▶ What to do
Write out the data again exactly, skipping every picture.
[BEGIN]
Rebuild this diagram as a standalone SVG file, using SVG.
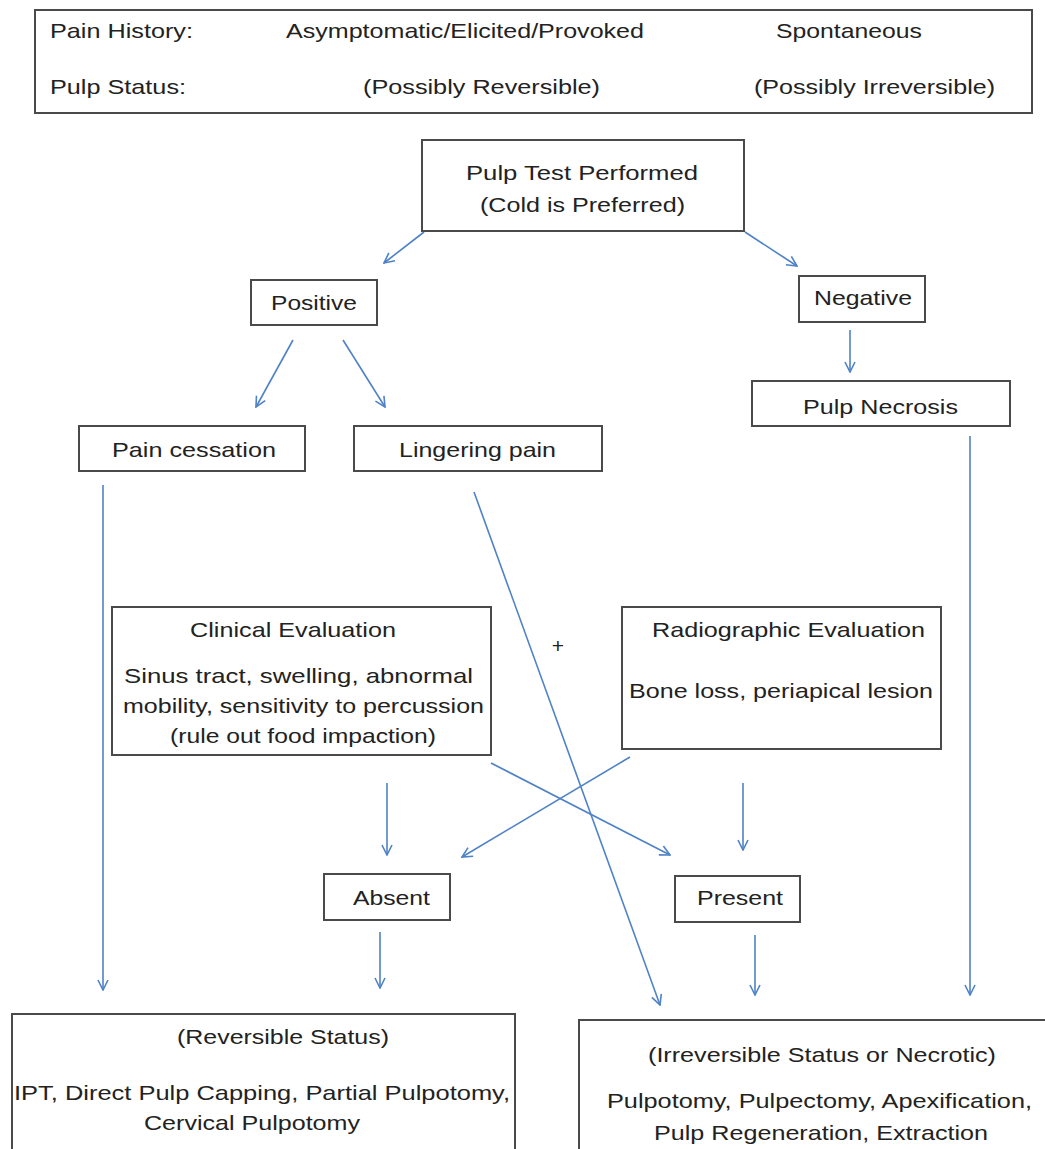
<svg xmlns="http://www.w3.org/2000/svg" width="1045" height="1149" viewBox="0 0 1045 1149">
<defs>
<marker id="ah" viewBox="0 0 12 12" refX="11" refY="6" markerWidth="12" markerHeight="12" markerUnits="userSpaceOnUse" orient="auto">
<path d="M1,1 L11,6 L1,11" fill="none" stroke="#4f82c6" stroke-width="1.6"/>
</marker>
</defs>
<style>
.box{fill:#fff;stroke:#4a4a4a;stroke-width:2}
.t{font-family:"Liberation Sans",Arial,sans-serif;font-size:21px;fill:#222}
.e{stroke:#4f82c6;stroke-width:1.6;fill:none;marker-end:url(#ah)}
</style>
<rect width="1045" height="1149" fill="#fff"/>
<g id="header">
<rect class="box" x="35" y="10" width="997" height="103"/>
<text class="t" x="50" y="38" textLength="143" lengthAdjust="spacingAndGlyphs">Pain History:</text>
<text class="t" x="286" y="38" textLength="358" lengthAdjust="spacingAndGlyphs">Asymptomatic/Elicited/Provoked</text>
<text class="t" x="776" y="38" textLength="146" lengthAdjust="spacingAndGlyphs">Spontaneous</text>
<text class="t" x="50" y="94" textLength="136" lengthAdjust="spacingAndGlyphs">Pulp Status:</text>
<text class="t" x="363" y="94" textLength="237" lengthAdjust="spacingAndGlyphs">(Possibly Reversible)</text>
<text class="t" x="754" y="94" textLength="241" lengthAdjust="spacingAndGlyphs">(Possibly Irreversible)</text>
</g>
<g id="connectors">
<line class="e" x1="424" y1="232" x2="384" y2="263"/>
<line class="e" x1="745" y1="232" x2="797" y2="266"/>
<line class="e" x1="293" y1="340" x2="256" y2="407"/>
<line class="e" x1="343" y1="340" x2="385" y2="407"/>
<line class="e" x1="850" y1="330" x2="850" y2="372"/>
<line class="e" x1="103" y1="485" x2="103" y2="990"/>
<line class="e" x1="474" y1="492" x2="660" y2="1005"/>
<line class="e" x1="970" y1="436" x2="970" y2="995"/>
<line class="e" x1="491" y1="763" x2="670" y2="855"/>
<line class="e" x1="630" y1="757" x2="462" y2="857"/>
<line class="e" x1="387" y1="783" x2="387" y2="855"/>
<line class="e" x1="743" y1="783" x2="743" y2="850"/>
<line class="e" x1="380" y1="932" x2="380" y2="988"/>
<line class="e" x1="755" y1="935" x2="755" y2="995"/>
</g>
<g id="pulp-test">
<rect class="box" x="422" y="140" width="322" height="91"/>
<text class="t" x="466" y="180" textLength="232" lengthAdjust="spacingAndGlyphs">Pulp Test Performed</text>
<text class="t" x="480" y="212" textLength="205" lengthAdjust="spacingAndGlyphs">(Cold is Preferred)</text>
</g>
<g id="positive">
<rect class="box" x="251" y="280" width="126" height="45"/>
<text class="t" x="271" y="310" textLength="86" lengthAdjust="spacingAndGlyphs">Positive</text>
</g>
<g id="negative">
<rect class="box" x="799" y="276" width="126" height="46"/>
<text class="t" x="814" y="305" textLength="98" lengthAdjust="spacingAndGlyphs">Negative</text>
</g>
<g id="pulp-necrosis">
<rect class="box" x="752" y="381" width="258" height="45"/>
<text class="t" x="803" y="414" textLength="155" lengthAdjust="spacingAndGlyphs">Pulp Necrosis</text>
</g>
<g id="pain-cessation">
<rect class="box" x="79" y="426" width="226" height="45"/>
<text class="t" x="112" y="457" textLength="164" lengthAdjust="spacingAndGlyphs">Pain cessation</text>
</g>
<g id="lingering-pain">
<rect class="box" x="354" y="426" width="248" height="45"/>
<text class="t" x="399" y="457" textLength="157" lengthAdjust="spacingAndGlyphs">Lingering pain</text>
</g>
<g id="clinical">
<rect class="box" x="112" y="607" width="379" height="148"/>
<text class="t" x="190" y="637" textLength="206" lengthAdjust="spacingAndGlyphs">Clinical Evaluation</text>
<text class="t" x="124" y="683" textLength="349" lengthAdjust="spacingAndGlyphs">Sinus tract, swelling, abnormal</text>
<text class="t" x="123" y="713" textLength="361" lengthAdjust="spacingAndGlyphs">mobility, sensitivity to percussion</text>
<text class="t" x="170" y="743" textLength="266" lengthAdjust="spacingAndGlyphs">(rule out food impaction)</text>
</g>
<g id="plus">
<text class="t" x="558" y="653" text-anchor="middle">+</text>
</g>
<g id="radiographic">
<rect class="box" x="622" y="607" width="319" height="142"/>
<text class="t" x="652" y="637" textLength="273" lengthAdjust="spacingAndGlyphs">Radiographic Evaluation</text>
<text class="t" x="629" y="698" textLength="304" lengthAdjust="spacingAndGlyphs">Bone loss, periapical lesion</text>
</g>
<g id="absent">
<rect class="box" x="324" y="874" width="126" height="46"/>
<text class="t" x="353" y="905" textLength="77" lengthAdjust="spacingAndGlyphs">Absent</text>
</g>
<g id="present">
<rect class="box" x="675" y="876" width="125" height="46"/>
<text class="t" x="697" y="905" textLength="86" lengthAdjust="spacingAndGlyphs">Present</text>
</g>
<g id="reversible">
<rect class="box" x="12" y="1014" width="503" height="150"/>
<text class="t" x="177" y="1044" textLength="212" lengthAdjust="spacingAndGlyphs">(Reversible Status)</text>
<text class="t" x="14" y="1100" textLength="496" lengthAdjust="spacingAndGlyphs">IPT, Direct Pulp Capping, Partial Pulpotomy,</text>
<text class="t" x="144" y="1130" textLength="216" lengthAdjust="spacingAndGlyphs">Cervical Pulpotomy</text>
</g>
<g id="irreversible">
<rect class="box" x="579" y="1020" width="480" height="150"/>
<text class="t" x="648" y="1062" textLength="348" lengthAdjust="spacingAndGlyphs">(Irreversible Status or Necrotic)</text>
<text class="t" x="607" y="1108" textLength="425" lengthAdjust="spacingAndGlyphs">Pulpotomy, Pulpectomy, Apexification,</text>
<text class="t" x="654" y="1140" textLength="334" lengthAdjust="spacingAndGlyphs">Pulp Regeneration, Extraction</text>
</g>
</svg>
[END]
▶ Output for this exercise
Rebuild this diagram as a standalone SVG file, using SVG.
<svg xmlns="http://www.w3.org/2000/svg" width="1045" height="1149" viewBox="0 0 1045 1149">
<defs>
<marker id="ah" viewBox="0 0 12 12" refX="11" refY="6" markerWidth="12" markerHeight="12" markerUnits="userSpaceOnUse" orient="auto">
<path d="M1,1 L11,6 L1,11" fill="none" stroke="#4f82c6" stroke-width="1.6"/>
</marker>
</defs>
<style>
.box{fill:#fff;stroke:#4a4a4a;stroke-width:2}
.t{font-family:"Liberation Sans",Arial,sans-serif;font-size:21px;fill:#222}
.e{stroke:#4f82c6;stroke-width:1.6;fill:none;marker-end:url(#ah)}
</style>
<rect width="1045" height="1149" fill="#fff"/>
<g id="header">
<rect class="box" x="35" y="10" width="997" height="103"/>
<text class="t" x="50" y="38" textLength="143" lengthAdjust="spacingAndGlyphs">Pain History:</text>
<text class="t" x="286" y="38" textLength="358" lengthAdjust="spacingAndGlyphs">Asymptomatic/Elicited/Provoked</text>
<text class="t" x="776" y="38" textLength="146" lengthAdjust="spacingAndGlyphs">Spontaneous</text>
<text class="t" x="50" y="94" textLength="136" lengthAdjust="spacingAndGlyphs">Pulp Status:</text>
<text class="t" x="363" y="94" textLength="237" lengthAdjust="spacingAndGlyphs">(Possibly Reversible)</text>
<text class="t" x="754" y="94" textLength="241" lengthAdjust="spacingAndGlyphs">(Possibly Irreversible)</text>
</g>
<g id="connectors">
<line class="e" x1="424" y1="232" x2="384" y2="263"/>
<line class="e" x1="745" y1="232" x2="797" y2="266"/>
<line class="e" x1="293" y1="340" x2="256" y2="407"/>
<line class="e" x1="343" y1="340" x2="385" y2="407"/>
<line class="e" x1="850" y1="330" x2="850" y2="372"/>
<line class="e" x1="103" y1="485" x2="103" y2="990"/>
<line class="e" x1="474" y1="492" x2="660" y2="1005"/>
<line class="e" x1="970" y1="436" x2="970" y2="995"/>
<line class="e" x1="491" y1="763" x2="670" y2="855"/>
<line class="e" x1="630" y1="757" x2="462" y2="857"/>
<line class="e" x1="387" y1="783" x2="387" y2="855"/>
<line class="e" x1="743" y1="783" x2="743" y2="850"/>
<line class="e" x1="380" y1="932" x2="380" y2="988"/>
<line class="e" x1="755" y1="935" x2="755" y2="995"/>
</g>
<g id="pulp-test">
<rect class="box" x="422" y="140" width="322" height="91"/>
<text class="t" x="466" y="180" textLength="232" lengthAdjust="spacingAndGlyphs">Pulp Test Performed</text>
<text class="t" x="480" y="212" textLength="205" lengthAdjust="spacingAndGlyphs">(Cold is Preferred)</text>
</g>
<g id="positive">
<rect class="box" x="251" y="280" width="126" height="45"/>
<text class="t" x="271" y="310" textLength="86" lengthAdjust="spacingAndGlyphs">Positive</text>
</g>
<g id="negative">
<rect class="box" x="799" y="276" width="126" height="46"/>
<text class="t" x="814" y="305" textLength="98" lengthAdjust="spacingAndGlyphs">Negative</text>
</g>
<g id="pulp-necrosis">
<rect class="box" x="752" y="381" width="258" height="45"/>
<text class="t" x="803" y="414" textLength="155" lengthAdjust="spacingAndGlyphs">Pulp Necrosis</text>
</g>
<g id="pain-cessation">
<rect class="box" x="79" y="426" width="226" height="45"/>
<text class="t" x="112" y="457" textLength="164" lengthAdjust="spacingAndGlyphs">Pain cessation</text>
</g>
<g id="lingering-pain">
<rect class="box" x="354" y="426" width="248" height="45"/>
<text class="t" x="399" y="457" textLength="157" lengthAdjust="spacingAndGlyphs">Lingering pain</text>
</g>
<g id="clinical">
<rect class="box" x="112" y="607" width="379" height="148"/>
<text class="t" x="190" y="637" textLength="206" lengthAdjust="spacingAndGlyphs">Clinical Evaluation</text>
<text class="t" x="124" y="683" textLength="349" lengthAdjust="spacingAndGlyphs">Sinus tract, swelling, abnormal</text>
<text class="t" x="123" y="713" textLength="361" lengthAdjust="spacingAndGlyphs">mobility, sensitivity to percussion</text>
<text class="t" x="170" y="743" textLength="266" lengthAdjust="spacingAndGlyphs">(rule out food impaction)</text>
</g>
<g id="plus">
<text class="t" x="558" y="653" text-anchor="middle">+</text>
</g>
<g id="radiographic">
<rect class="box" x="622" y="607" width="319" height="142"/>
<text class="t" x="652" y="637" textLength="273" lengthAdjust="spacingAndGlyphs">Radiographic Evaluation</text>
<text class="t" x="629" y="698" textLength="304" lengthAdjust="spacingAndGlyphs">Bone loss, periapical lesion</text>
</g>
<g id="absent">
<rect class="box" x="324" y="874" width="126" height="46"/>
<text class="t" x="353" y="905" textLength="77" lengthAdjust="spacingAndGlyphs">Absent</text>
</g>
<g id="present">
<rect class="box" x="675" y="876" width="125" height="46"/>
<text class="t" x="697" y="905" textLength="86" lengthAdjust="spacingAndGlyphs">Present</text>
</g>
<g id="reversible">
<rect class="box" x="12" y="1014" width="503" height="150"/>
<text class="t" x="177" y="1044" textLength="212" lengthAdjust="spacingAndGlyphs">(Reversible Status)</text>
<text class="t" x="14" y="1100" textLength="496" lengthAdjust="spacingAndGlyphs">IPT, Direct Pulp Capping, Partial Pulpotomy,</text>
<text class="t" x="144" y="1130" textLength="216" lengthAdjust="spacingAndGlyphs">Cervical Pulpotomy</text>
</g>
<g id="irreversible">
<rect class="box" x="579" y="1020" width="480" height="150"/>
<text class="t" x="648" y="1062" textLength="348" lengthAdjust="spacingAndGlyphs">(Irreversible Status or Necrotic)</text>
<text class="t" x="607" y="1108" textLength="425" lengthAdjust="spacingAndGlyphs">Pulpotomy, Pulpectomy, Apexification,</text>
<text class="t" x="654" y="1140" textLength="334" lengthAdjust="spacingAndGlyphs">Pulp Regeneration, Extraction</text>
</g>
</svg>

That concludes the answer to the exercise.